Et le troisième accord concerne la rétrocession des installations portuaires à l’État. Cette rétrocession des installations portuaires de Forécariah Mining, qui redeviennent la propriété de l’État à travers l’Agence nationale d’aménagement des infrastructures minières (ANAIM).

 Cette disposition doit permettre d’avoir un port multi-usage de l’infrastructure, à l’instar du chemin de fer de 135 km reliant le plateau bauxitique de Sangarédi au port minéralier de Kamsar, selon le secrétaire général du ministère des mines et de la géologie, Sadou Nimagan.

 Pour lui, le franco-allemand Monaco Resources était en négociations avancées pour assurer la gestion technique du port de Konta. « Nous voulons créer dans cette région un corridor d’activités diverses : il y aura un terminal minier, un fruitier, un autre pétrolier et de marchandises en vrac », détaille le secrétaire général du ministère des Mines, qui espère désengorger le Port de Conakry par le transfert du terminal et du dépôt pétrolier du centre administratif de Kaloum à Forécariah.

Mais avant de tirer parti de ces dispositions favorables, Ashapura devra d’abord se plier à un calendrier court.

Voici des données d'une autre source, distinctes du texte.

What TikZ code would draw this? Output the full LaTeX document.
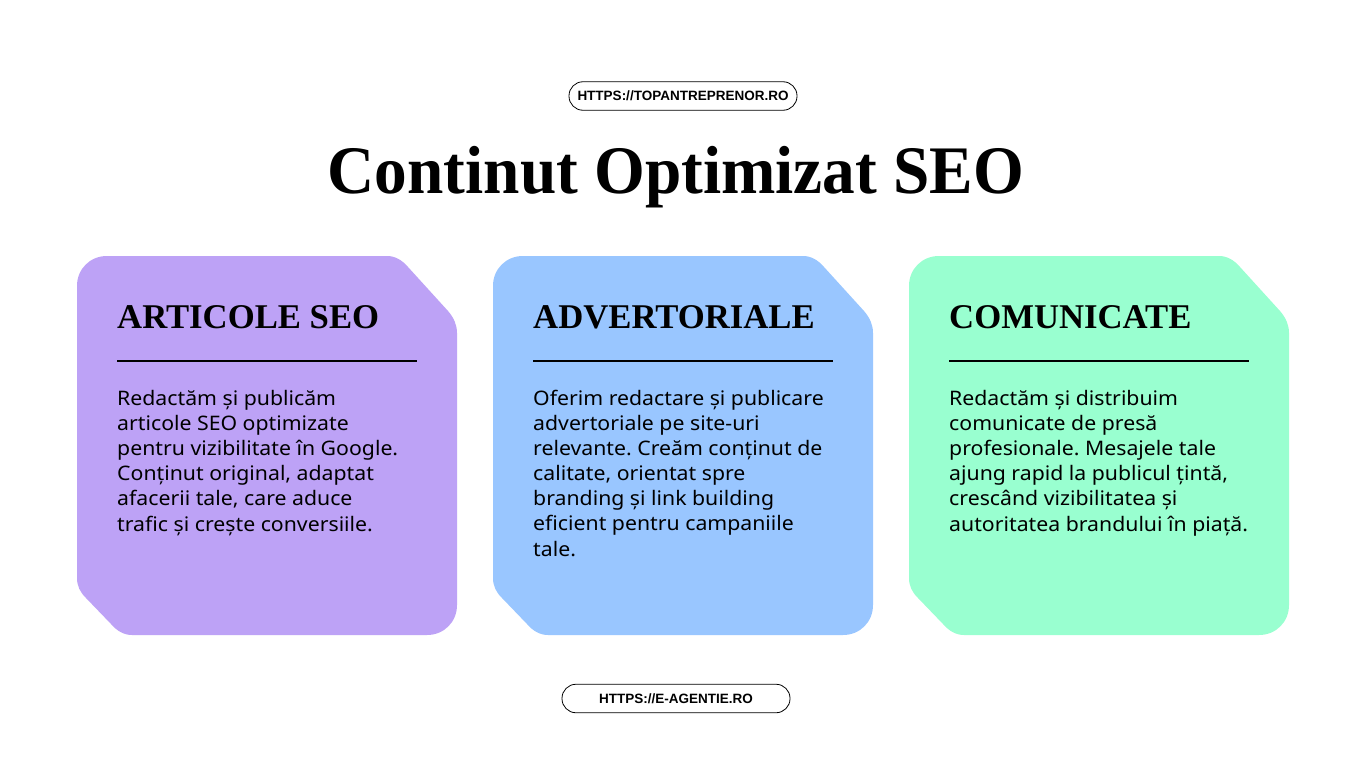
\documentclass[tikz,border=0pt]{standalone}
\usepackage{fontspec}
\setmainfont{Liberation Serif}
\newfontfamily\titlefont[FakeStretch=0.96]{Liberation Serif}
\newfontfamily\bodyfont[FakeStretch=1.063]{Noto Sans}
\newfontfamily\pillfont{Liberation Sans}
\definecolor{cardpurple}{HTML}{BDA2F6}
\definecolor{cardblue}{HTML}{99C6FF}
\definecolor{cardgreen}{HTML}{99FFD0}
\tikzset{x=1pt,y=-1pt,
  headtext/.style={anchor=base west,inner sep=0pt,font=\fontsize{34.7}{35}\selectfont\bfseries},
  bodytext/.style={anchor=base west,inner sep=0pt,align=left,font=\bodyfont\fontsize{20}{25.1}\selectfont\frenchspacing},
  pill/.style={draw=black,line width=0.8pt,fill=white,rounded corners=14pt,minimum width=228pt,minimum height=28.5pt,inner sep=0pt,font=\pillfont\bfseries\fontsize{13.5}{13.5}\selectfont},
  rulestyle/.style={line width=1.6pt,black}}
\newcommand{\cardshape}[2]{%
  \fill[#2,shift={(#1,0)}] (107,256) -- (387,256)
    .. controls (395,256) and (402,260) .. (408,267)
    -- (448,311) .. controls (454,318) and (457,325) .. (457,333)
    -- (457,605) .. controls (457,622) and (444,635) .. (427,635)
    -- (132,635) .. controls (124,635) and (117,631) .. (111,624)
    -- (86,598) .. controls (80,592) and (77,586) .. (77,578)
    -- (77,286) .. controls (77,269) and (90,256) .. (107,256) -- cycle;}
\begin{document}
\begin{tikzpicture}
\useasboundingbox (0,0) rectangle (1366,768);
\fill[white] (0,0) rectangle (1366,768);
\node[pill] (pillA) at (683,96) {HTTPS://TOPANTREPRENOR.RO};
\node[pill] (pillB) at (676,698.5) {HTTPS://E-AGENTIE.RO};
\node[inner sep=0pt,anchor=base,font=\titlefont\fontsize{68}{68}\selectfont\bfseries] (title) at (676,193.5) {Continut Optimizat SEO};
\cardshape{0}{cardpurple}
\cardshape{416}{cardblue}
\cardshape{832}{cardgreen}
\node[headtext] (headA) at (117,328) {ARTICOLE SEO};
\node[headtext] (headB) at (533,328) {ADVERTORIALE};
\node[headtext] (headC) at (949,328) {COMUNICATE};
\coordinate (ruleAl) at (117,361); \coordinate (ruleAr) at (417,361);
\coordinate (ruleBl) at (533,361); \coordinate (ruleBr) at (833,361);
\coordinate (ruleCl) at (949,361); \coordinate (ruleCr) at (1249,361);
\draw[rulestyle] (ruleAl) -- (ruleAr);
\draw[rulestyle] (ruleBl) -- (ruleBr);
\draw[rulestyle] (ruleCl) -- (ruleCr);
\node[bodytext] (bodyA) at (117,531) {Redactăm și publicăm\\articole SEO optimizate\\pentru vizibilitate în Google.\\Conținut original, adaptat\\afacerii tale, care aduce\\trafic și crește conversiile.};
\node[bodytext] (bodyB) at (533,556) {Oferim redactare și publicare\\advertoriale pe site-uri\\relevante. Creăm conținut de\\calitate, orientat spre\\branding și link building\\eficient pentru campaniile\\tale.};
\node[bodytext] (bodyC) at (949,531) {Redactăm și distribuim\\comunicate de presă\\profesionale. Mesajele tale\\ajung rapid la publicul țintă,\\crescând vizibilitatea și\\autoritatea brandului în piață.};
\end{tikzpicture}
\end{document}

Selon les termes de l’accord conclu, la firme indienne, qui table sur la création de 3 000 emplois directs, disposera de 4 mois seulement pour réhabiliter le port et débuter l’exploitation. « Ce projet est important pour le pays parce quil permet non seulement la relance des activités de la mine de Forécariah, mais aussi louverture de nouvelles opportunités sur un nouveau corridor, à travers la réhabilitation du port de Konta », indique le ministre des Mines, Abdoulaye Magassouba.

Pour l’instant, l’annonce du redémarrage des activités d’exploitation du minerai de fer de Yomboyéli crée un ouf de soulagement auprès de toutes les parties prenantes (communautés riveraines, autorités à tous les niveaux et l’entreprise). Pour vue que les lois du pays soient respectées et que les revenus tirés de l’exploitation puissent être profitable à tous.